# Counter Example for a couple for random variables $(U,V)$ and $(X,Y).$

The goal is to find random variables $$U, V, X$$ and $$Y$$ such that the join distribution of $$(U,V)$$ and $$(X,Y)$$ is not the same, however, $$U=X$$ and $$V=Y.$$ From the statement, we see that all the random variables take values in the same in the set. I was thinking of working on the set $$\Omega = \{0,1\}.$$ Then perhaps we could take $$U\sim B(p)$$ and $$X\sim B(p)$$ Bernoulli and $$V$$ and $$Y$$ to be Bernoulli with parameter $$q.$$ Then we have the second condition satisfied. However, I want the joint distribution to be not equal and for that, I need to create some dependence between the variables $$U$$, $$V$$ and $$X$$, $$Y$$. This I am not sure of. Any hints will be much appreciated.

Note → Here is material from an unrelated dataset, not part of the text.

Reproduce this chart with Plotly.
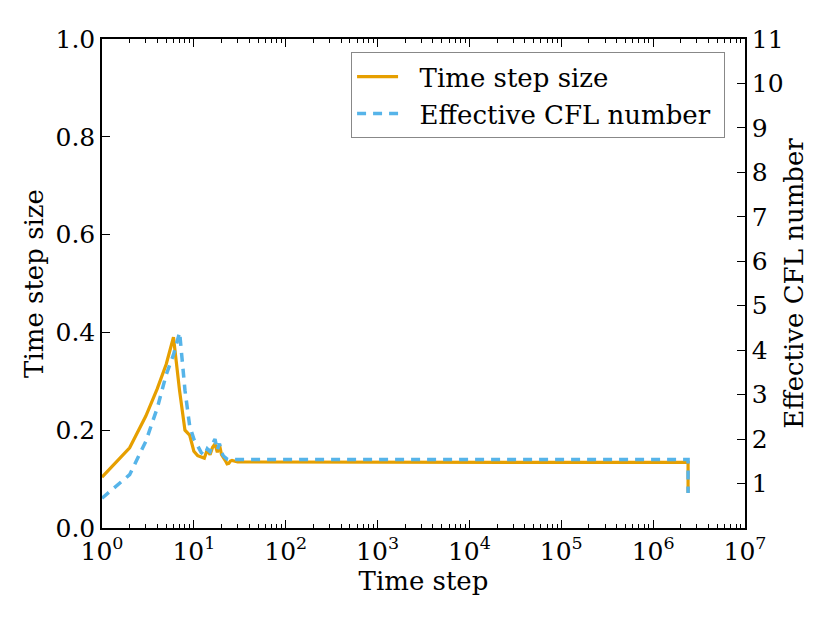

• In what sense do you mean $U=X$? That $U$ and $X$ have the same distribution, or that $U=X$ with probability one? Commented Oct 21, 2019 at 18:34
• @Math1000 $p_U=p_X.$ They have the same probability density/mass function. Commented Oct 21, 2019 at 18:46
• Let $X$ be uniformly distributed on $(0,1)$ and $U=1-X$, and let $Y$ be uniformly distributed on $(0,1)$ with $V=Y$. That should do it, I think - or if not, then something similar to this approach. Commented Oct 21, 2019 at 18:51

Take $$\varepsilon$$, a random variable taking the values $$-1$$ and $$1$$ with probability $$1/2$$, $$U=X=\varepsilon=V$$ and $$Y=-\varepsilon$$. The marginals of the couples $$(U,V)$$ and $$(X,Y)$$ are the same, but the couple do not have the same distribution: the first one takes the values $$(1,1)$$ and $$(-1,-1)$$ with probability $$1/2$$; the second one the values $$(1,-1)$$ and $$(-1,1)$$ with probability $$1/2$$.